Willetts mixing his tosers is one of the highlights, an anchoring performance as reality drags from above somewhere and the tight Brighton stage pulsates with hyper-active characters. We’re treated to a gallimaufry of gyrations from Kayi Ushi’s Caterpillar, one of the stand-out performances in ‘Advice From aCaterpillar’, likened to Sammy Davis Jnr in Sweet Charity. all Caterpillar has to lose as his feet, which bewilders him when his train of greeny people drop off. But that’s later. His vocal clarity comic presence and singing is a bonus especially where the first half threatens incoherence with rapid shifts as bits of Carroll’s books are offered.


Blink and you’d miss Tweedle Dum and Tweedle Dee (Benjamin McMillan, Benjamin Rees) but you won’t miss the gyrating Cheshire Cat of Dominic Owen. Instead of something slinky (a variant of ‘Trust in Me’ perhaps) he’s escaped: not from Cheshire but Amadeus, an understudy on acid. It’s not Owen’s fault though his diction like others isn’t clear, and the Cheshire Cat always is. Even costume for once lets him down. In an over-frenetic production a potential point of stillness is missed. Return to Cheshire and think again.


It’s clear that to realise your dreams you must leap through the Looking Glass whose voice John Finnemore is disconcertingly prone to reflect your fears, naturally. Ellie loses her adult-worry mode, Jack transforms into the pop singer he dreams of, and Alice, well you’ll have to make up your own mind as to how transformed she is. Ellis makes this literally immaterial.


Two plot points new to Alice’s world are that if you’re still in the real world, you can’t have your head chopped off; but once transformed you’re vulnerable. Once you’ve had your head lopped off once there’s no going back. Quite a lot of lawyers have followed this route, both rabbit and Dormouse for instance. Wendi Peters’ Queen arrives like the Queen of Sheba for set pieces and then vanishes again. She’s magnificent when there, a fantastical but pure can-belto in ‘Hail the Queen’ and ‘Off With Their Heads’, and necessary for the climax; though her plot presence is bitty.

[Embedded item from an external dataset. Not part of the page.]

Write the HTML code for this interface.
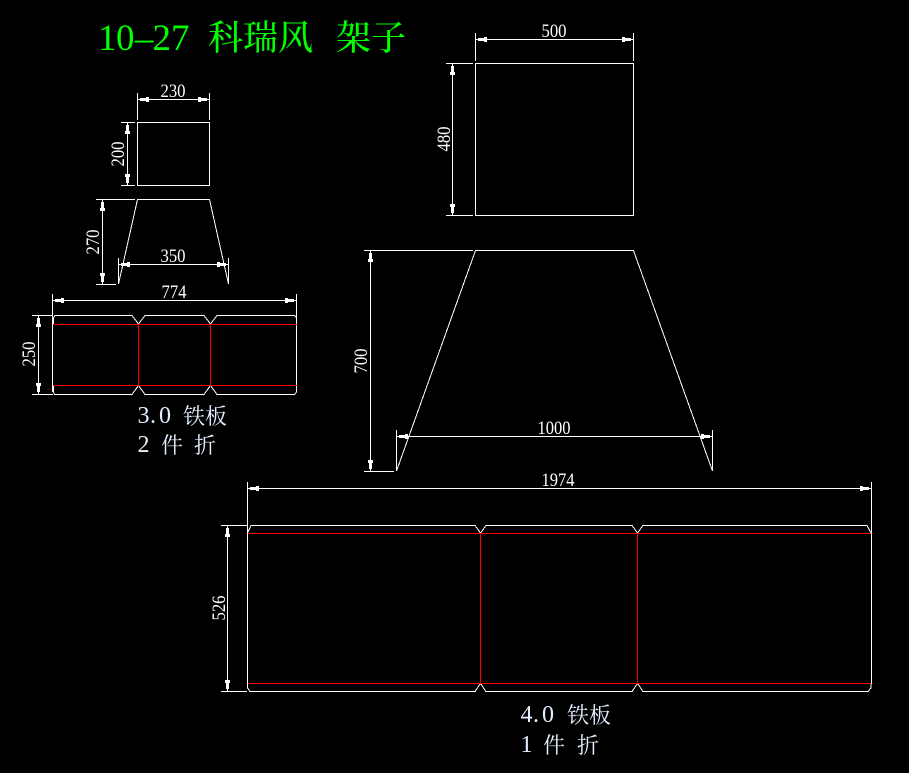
<!DOCTYPE html>
<html><head><meta charset="utf-8"><style>
html,body{margin:0;padding:0;background:#000;width:909px;height:773px;overflow:hidden}
svg{display:block}
.l{stroke:#fff;stroke-width:1;fill:none;shape-rendering:crispEdges}
.r{stroke:#f00;stroke-width:1;fill:none;shape-rendering:crispEdges}
.d{font-family:"Liberation Serif",serif;font-size:19px;fill:#fff;text-anchor:middle;font-weight:normal}
.n{font-family:"Liberation Serif",serif;font-size:24px;fill:#e4f0ff}
.c{font-family:"Liberation Serif","Noto Serif CJK SC",serif;font-size:22px;fill:#e4f0ff}
.tn{font-family:"Liberation Serif",serif;font-size:37px;fill:#0f0}
.tc{font-family:"Liberation Serif","Noto Serif CJK SC",serif;font-size:35px;fill:#0f0;font-weight:500}
</style></head><body>
<svg width="909" height="773" viewBox="0 0 909 773" xmlns="http://www.w3.org/2000/svg">
<defs><path id="a" d="M2.5 -1.5H8.5V-2.5H11.5V2.5H8.5V1.5H2.5Z" fill="#fff" shape-rendering="crispEdges"/></defs>

<text class="tn" x="98 116 135 152.5 171" y="50">10–27</text>
<text class="tc" x="208" y="50">科瑞风</text>
<text class="tc" x="336" y="50">架子</text>

<!-- small top rect -->
<path class="l" d="M137.5 122.5H209.5V185.5H137.5Z"/>
<path class="l" d="M137.5 93V120M209.5 93V120M138 99.5H209"/>
<use href="#a" transform="translate(137.5 99.5)"/><use href="#a" transform="translate(209.5 99.5) rotate(180)"/>
<text class="d" x="173" y="97" textLength="25" lengthAdjust="spacingAndGlyphs">230</text>
<path class="l" d="M121 122.5H135M121 185.5H135M127.5 123V185"/>
<use href="#a" transform="translate(127.5 122.5) rotate(90)"/><use href="#a" transform="translate(127.5 185.5) rotate(-90)"/>
<text class="d" transform="translate(124 154) rotate(-90)" textLength="25" lengthAdjust="spacingAndGlyphs">200</text>

<!-- small trapezoid -->
<path class="l" d="M118.5 284L137.5 199.5H209.5L228.5 284" shape-rendering="crispEdges"/>
<path class="l" d="M96 199.5H135M96 284.5H116M102.5 200V284"/>
<use href="#a" transform="translate(102.5 199.5) rotate(90)"/><use href="#a" transform="translate(102.5 284.5) rotate(-90)"/>
<text class="d" transform="translate(99 242) rotate(-90)" textLength="25" lengthAdjust="spacingAndGlyphs">270</text>
<path class="l" d="M118.5 258V284M228.5 258V284M119 264.5H228"/>
<use href="#a" transform="translate(118.5 264.5)"/><use href="#a" transform="translate(228.5 264.5) rotate(180)"/>
<text class="d" x="173" y="262" textLength="25" lengthAdjust="spacingAndGlyphs">350</text>

<!-- small panel -->
<path class="l" d="M52.5 294V318M296.5 294V318M53 300.5H296"/>
<use href="#a" transform="translate(52.5 300.5)"/><use href="#a" transform="translate(296.5 300.5) rotate(180)"/>
<text class="d" x="174" y="298" textLength="25" lengthAdjust="spacingAndGlyphs">774</text>
<path class="l" d="M32 315.5H53M32 394.5H53M38.5 316V394"/>
<use href="#a" transform="translate(38.5 315.5) rotate(90)"/><use href="#a" transform="translate(38.5 394.5) rotate(-90)"/>
<text class="d" transform="translate(35 354) rotate(-90)" textLength="25" lengthAdjust="spacingAndGlyphs">250</text>
<path class="l" d="M52.5 318V392M296.5 318V392"/>
<path class="l" d="M53.5 324V318L55 315.5H132L138.5 324L145 315.5H204L210.5 324L217 315.5H294.5L296.5 318V324"/>
<path class="l" d="M53.5 385V392L54.5 394.5H132L138.5 385.5L145 394.5H204L210.5 385.5L217 394.5H294.5L296.5 392V385"/>
<path class="r" d="M53 324.5H297M53 385.5H297M138.5 324V386M210.5 324V386"/>
<text class="n" x="137.500 150 159" y="423">3.0</text>
<text class="c" x="183" y="424">铁板</text>
<text class="n" x="137.500" y="452">2</text>
<text class="c" x="161" y="453">件</text>
<text class="c" x="194" y="453">折</text>

<!-- right rect -->
<path class="l" d="M475.5 63.5H633.5V215.5H475.5Z"/>
<path class="l" d="M475.5 33V61M633.5 33V61M476 39.5H633"/>
<use href="#a" transform="translate(475.5 39.5)"/><use href="#a" transform="translate(633.5 39.5) rotate(180)"/>
<text class="d" x="554" y="37" textLength="25" lengthAdjust="spacingAndGlyphs">500</text>
<path class="l" d="M446 63.5H473M446 215.5H473M452.5 64V215"/>
<use href="#a" transform="translate(452.5 63.5) rotate(90)"/><use href="#a" transform="translate(452.5 215.5) rotate(-90)"/>
<text class="d" transform="translate(450 139) rotate(-90)" textLength="25" lengthAdjust="spacingAndGlyphs">480</text>

<!-- big trapezoid -->
<path class="l" d="M396.5 471L475.5 250.5H633.5L712.5 471"/>
<path class="l" d="M364 250.5H473M364 471.5H394M370.5 251V471"/>
<use href="#a" transform="translate(370.5 250.5) rotate(90)"/><use href="#a" transform="translate(370.5 471.5) rotate(-90)"/>
<text class="d" transform="translate(367 361) rotate(-90)" textLength="25" lengthAdjust="spacingAndGlyphs">700</text>
<path class="l" d="M396.5 430V471M712.5 430V471M397 436.5H712"/>
<use href="#a" transform="translate(396.5 436.5)"/><use href="#a" transform="translate(712.5 436.5) rotate(180)"/>
<text class="d" x="554" y="434" textLength="33" lengthAdjust="spacingAndGlyphs">1000</text>

<!-- big panel -->
<path class="l" d="M247.5 482V533M871.5 482V533M248 488.5H871"/>
<use href="#a" transform="translate(247.5 488.5)"/><use href="#a" transform="translate(871.5 488.5) rotate(180)"/>
<text class="d" x="558" y="486" textLength="33" lengthAdjust="spacingAndGlyphs">1974</text>
<path class="l" d="M221 525.5H247M221 691.5H247M227.5 526V691"/>
<use href="#a" transform="translate(227.5 525.5) rotate(90)"/><use href="#a" transform="translate(227.5 691.5) rotate(-90)"/>
<text class="d" transform="translate(225 608) rotate(-90)" textLength="25" lengthAdjust="spacingAndGlyphs">526</text>
<path class="l" d="M247.5 533L251 525.5H475L480.5 533L486 525.5H632L637.5 533L643 525.5H867L871 533"/>
<path class="l" d="M247.5 684V688L250 691.5H475L480.5 683.5L486 691.5H632L637.5 683.5L643 691.5H868L871 688V684"/>
<path class="l" d="M247.5 533V684M871.5 533V684"/>
<path class="r" d="M248 533.5H871M248 683.5H871M480.5 533V684M637.5 533V684"/>
<text class="n" x="520.500 533 542" y="722">4.0</text>
<text class="c" x="567" y="723">铁板</text>
<text class="n" x="520.500" y="752">1</text>
<text class="c" x="543" y="753">件</text>
<text class="c" x="577" y="753">折</text>
</svg>
</body></html>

The second plot point is the transforming of the mad Hatter Natalie McQueen who looks and sounds wonderful with panache and a sexy crush on Ben Kerr’s March Hare, particularly his ears; but her diction as with others cast members is indistinct. She has one of the best songs though ‘I Shall Prevail’ the three words one can actually make out. Trouble is, she’s gone through the Looking Glass – not a normal Looking Glass character thing to do, and come out horribly tyrannical,. Tea Time is abolished, she’ll have wonderland turn hatting factory. And that’s before we’ve dealt with the Queen of Hearts. now imperilled, there are two queens to fight off, and faint-hearted Wonderlanders don’t dare to get behind our little band. But there’s always a trial, always the law, and some lawyers remember who they are… So see the rest for yourselves.


Ellis is outstandingly fine in her numbers as in ‘Worst Day’ and ‘Down the Rabbit Hole’ the touching ‘Once More I Can See’ and with Webb in ‘Love Begins’. There’s a lovely soprano duet for her and McQueen’s Hatter in ‘This Is Who I Am’ Webb’s is another outstanding performance, his ‘One Knight’ the highlight of the over-frenetic first half. Willetts, so sterling everywhere enjoys his I Am My Own Invention’ and one wonders if with him, Ellis, Webb, Ushe and Peters a tighter, more intelligently wrought production might have been mounted. The ingredients are there: it’s a magical idea, and just needs a quieter rationale and – to make it a great show – a few more memorable numbers.

But if you care for musicals, see it for these outstanding clutch of performers and a dream of something perennial.